DATASET EXCERPT ::
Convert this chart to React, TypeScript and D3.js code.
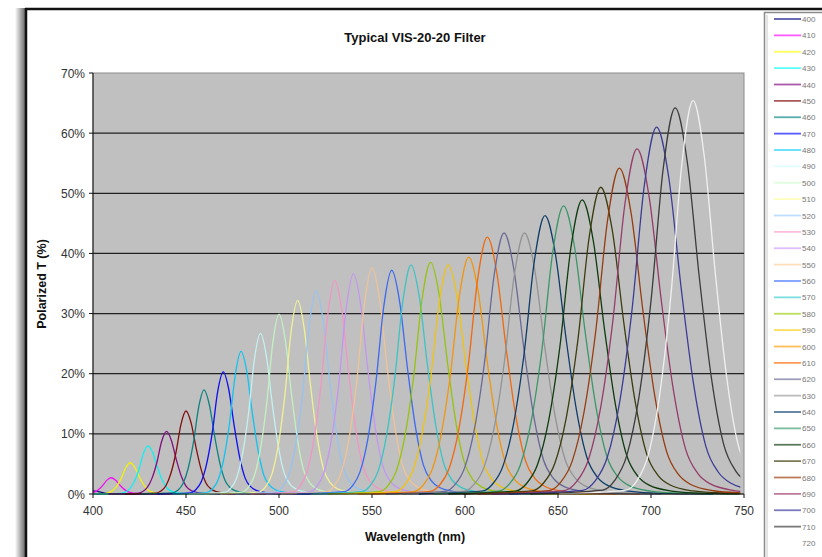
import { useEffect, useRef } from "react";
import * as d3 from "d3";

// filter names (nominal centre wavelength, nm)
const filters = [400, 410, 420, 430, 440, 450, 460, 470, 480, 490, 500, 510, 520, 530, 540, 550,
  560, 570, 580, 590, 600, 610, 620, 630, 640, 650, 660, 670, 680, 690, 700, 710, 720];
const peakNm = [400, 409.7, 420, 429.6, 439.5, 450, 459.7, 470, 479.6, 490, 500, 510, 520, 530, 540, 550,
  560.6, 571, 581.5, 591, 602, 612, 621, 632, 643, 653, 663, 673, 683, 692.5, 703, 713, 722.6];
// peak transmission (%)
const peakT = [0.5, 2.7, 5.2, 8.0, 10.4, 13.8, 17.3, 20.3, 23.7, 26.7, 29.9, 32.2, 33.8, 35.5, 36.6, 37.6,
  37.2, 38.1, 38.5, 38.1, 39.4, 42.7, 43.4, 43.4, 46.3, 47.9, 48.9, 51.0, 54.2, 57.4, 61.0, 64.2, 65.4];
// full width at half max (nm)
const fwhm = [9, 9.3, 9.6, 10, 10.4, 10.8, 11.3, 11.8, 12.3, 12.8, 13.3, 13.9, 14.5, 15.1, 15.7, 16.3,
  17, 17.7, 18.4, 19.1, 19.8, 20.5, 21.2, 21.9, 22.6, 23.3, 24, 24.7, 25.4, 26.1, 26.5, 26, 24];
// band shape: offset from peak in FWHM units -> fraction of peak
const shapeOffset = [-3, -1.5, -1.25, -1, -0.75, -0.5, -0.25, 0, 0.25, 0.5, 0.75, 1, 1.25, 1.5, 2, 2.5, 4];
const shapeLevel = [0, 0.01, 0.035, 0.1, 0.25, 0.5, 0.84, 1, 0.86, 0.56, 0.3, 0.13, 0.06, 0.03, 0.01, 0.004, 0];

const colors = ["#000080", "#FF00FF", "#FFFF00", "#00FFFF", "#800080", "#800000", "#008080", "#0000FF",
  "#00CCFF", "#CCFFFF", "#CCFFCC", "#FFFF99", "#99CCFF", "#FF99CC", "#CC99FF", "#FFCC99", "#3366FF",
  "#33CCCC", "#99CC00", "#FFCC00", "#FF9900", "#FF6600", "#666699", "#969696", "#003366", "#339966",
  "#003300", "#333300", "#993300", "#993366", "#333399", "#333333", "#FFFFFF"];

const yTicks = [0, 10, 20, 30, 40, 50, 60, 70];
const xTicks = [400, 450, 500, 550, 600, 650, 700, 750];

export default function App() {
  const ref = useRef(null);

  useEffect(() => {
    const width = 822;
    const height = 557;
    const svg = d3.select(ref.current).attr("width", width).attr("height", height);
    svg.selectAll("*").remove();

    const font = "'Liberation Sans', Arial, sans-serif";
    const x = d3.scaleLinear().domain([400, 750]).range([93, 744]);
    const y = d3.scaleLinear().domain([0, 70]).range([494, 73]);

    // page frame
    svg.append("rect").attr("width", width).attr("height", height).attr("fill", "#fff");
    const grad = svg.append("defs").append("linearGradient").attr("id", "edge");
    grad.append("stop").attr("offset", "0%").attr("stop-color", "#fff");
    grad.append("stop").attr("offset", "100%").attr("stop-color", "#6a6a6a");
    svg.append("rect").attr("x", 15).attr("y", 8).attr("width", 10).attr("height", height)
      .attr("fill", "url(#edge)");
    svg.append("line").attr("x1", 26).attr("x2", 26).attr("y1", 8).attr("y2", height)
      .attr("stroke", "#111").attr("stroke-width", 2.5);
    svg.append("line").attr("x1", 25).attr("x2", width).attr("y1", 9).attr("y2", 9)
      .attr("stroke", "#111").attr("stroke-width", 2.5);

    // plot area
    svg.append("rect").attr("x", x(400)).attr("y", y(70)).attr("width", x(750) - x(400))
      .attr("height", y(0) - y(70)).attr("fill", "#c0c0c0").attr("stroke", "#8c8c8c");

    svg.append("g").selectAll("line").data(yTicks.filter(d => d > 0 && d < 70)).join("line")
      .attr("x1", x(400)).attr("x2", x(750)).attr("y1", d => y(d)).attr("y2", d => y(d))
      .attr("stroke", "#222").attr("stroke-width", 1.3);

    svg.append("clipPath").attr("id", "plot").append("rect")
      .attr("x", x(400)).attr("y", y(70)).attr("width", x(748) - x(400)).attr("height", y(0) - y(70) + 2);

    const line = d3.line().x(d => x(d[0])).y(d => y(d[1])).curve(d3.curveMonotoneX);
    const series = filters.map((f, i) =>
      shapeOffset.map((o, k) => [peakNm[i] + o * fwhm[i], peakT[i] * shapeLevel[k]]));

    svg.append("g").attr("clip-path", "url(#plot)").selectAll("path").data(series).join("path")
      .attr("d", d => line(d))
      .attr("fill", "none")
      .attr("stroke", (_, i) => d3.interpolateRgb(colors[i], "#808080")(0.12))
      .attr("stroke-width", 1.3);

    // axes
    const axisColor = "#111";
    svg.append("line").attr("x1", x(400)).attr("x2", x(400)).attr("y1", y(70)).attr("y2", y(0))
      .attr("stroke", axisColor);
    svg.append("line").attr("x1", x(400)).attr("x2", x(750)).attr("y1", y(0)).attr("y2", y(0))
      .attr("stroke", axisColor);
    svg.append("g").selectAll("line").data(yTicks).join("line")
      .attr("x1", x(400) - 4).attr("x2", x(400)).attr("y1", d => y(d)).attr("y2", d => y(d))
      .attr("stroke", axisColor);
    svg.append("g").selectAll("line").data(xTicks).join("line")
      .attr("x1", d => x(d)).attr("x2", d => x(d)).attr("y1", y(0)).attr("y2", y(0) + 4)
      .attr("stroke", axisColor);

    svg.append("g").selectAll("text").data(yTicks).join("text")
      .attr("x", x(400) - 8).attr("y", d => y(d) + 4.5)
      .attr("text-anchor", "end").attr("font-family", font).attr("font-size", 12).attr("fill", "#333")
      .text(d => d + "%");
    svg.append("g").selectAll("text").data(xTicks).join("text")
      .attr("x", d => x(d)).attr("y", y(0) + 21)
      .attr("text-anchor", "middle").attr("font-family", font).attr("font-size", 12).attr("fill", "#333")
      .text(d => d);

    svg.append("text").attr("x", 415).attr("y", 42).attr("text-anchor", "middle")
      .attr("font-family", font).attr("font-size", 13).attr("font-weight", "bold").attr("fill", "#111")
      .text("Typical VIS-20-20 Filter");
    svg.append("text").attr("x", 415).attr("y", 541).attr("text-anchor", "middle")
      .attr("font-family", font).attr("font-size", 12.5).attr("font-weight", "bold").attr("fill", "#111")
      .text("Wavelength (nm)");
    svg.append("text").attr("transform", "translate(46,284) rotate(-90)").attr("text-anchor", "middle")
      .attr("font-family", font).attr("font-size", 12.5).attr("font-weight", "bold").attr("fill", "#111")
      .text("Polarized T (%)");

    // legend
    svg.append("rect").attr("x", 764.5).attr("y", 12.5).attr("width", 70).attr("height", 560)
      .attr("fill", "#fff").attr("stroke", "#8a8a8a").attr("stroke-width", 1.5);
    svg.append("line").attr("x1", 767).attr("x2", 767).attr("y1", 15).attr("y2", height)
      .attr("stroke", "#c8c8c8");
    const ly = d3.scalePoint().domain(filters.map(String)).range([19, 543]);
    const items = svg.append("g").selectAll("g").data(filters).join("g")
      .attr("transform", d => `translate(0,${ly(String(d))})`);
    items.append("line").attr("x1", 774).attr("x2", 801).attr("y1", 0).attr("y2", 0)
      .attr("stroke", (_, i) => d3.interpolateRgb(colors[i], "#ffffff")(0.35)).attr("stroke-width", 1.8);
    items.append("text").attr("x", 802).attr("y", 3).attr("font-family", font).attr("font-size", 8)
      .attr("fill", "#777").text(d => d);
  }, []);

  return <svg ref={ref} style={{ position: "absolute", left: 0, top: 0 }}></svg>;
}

PROBLEM REQUIREMENTS ::
Repeat the lines above, starting at the first and stopping after the line that holds "0.01, 0.004, 0];", with the pictures left out.

EXERCISE ANSWER ::
Convert this chart to React, TypeScript and D3.js code.
import { useEffect, useRef } from "react";
import * as d3 from "d3";

// filter names (nominal centre wavelength, nm)
const filters = [400, 410, 420, 430, 440, 450, 460, 470, 480, 490, 500, 510, 520, 530, 540, 550,
  560, 570, 580, 590, 600, 610, 620, 630, 640, 650, 660, 670, 680, 690, 700, 710, 720];
const peakNm = [400, 409.7, 420, 429.6, 439.5, 450, 459.7, 470, 479.6, 490, 500, 510, 520, 530, 540, 550,
  560.6, 571, 581.5, 591, 602, 612, 621, 632, 643, 653, 663, 673, 683, 692.5, 703, 713, 722.6];
// peak transmission (%)
const peakT = [0.5, 2.7, 5.2, 8.0, 10.4, 13.8, 17.3, 20.3, 23.7, 26.7, 29.9, 32.2, 33.8, 35.5, 36.6, 37.6,
  37.2, 38.1, 38.5, 38.1, 39.4, 42.7, 43.4, 43.4, 46.3, 47.9, 48.9, 51.0, 54.2, 57.4, 61.0, 64.2, 65.4];
// full width at half max (nm)
const fwhm = [9, 9.3, 9.6, 10, 10.4, 10.8, 11.3, 11.8, 12.3, 12.8, 13.3, 13.9, 14.5, 15.1, 15.7, 16.3,
  17, 17.7, 18.4, 19.1, 19.8, 20.5, 21.2, 21.9, 22.6, 23.3, 24, 24.7, 25.4, 26.1, 26.5, 26, 24];
// band shape: offset from peak in FWHM units -> fraction of peak
const shapeOffset = [-3, -1.5, -1.25, -1, -0.75, -0.5, -0.25, 0, 0.25, 0.5, 0.75, 1, 1.25, 1.5, 2, 2.5, 4];
const shapeLevel = [0, 0.01, 0.035, 0.1, 0.25, 0.5, 0.84, 1, 0.86, 0.56, 0.3, 0.13, 0.06, 0.03, 0.01, 0.004, 0];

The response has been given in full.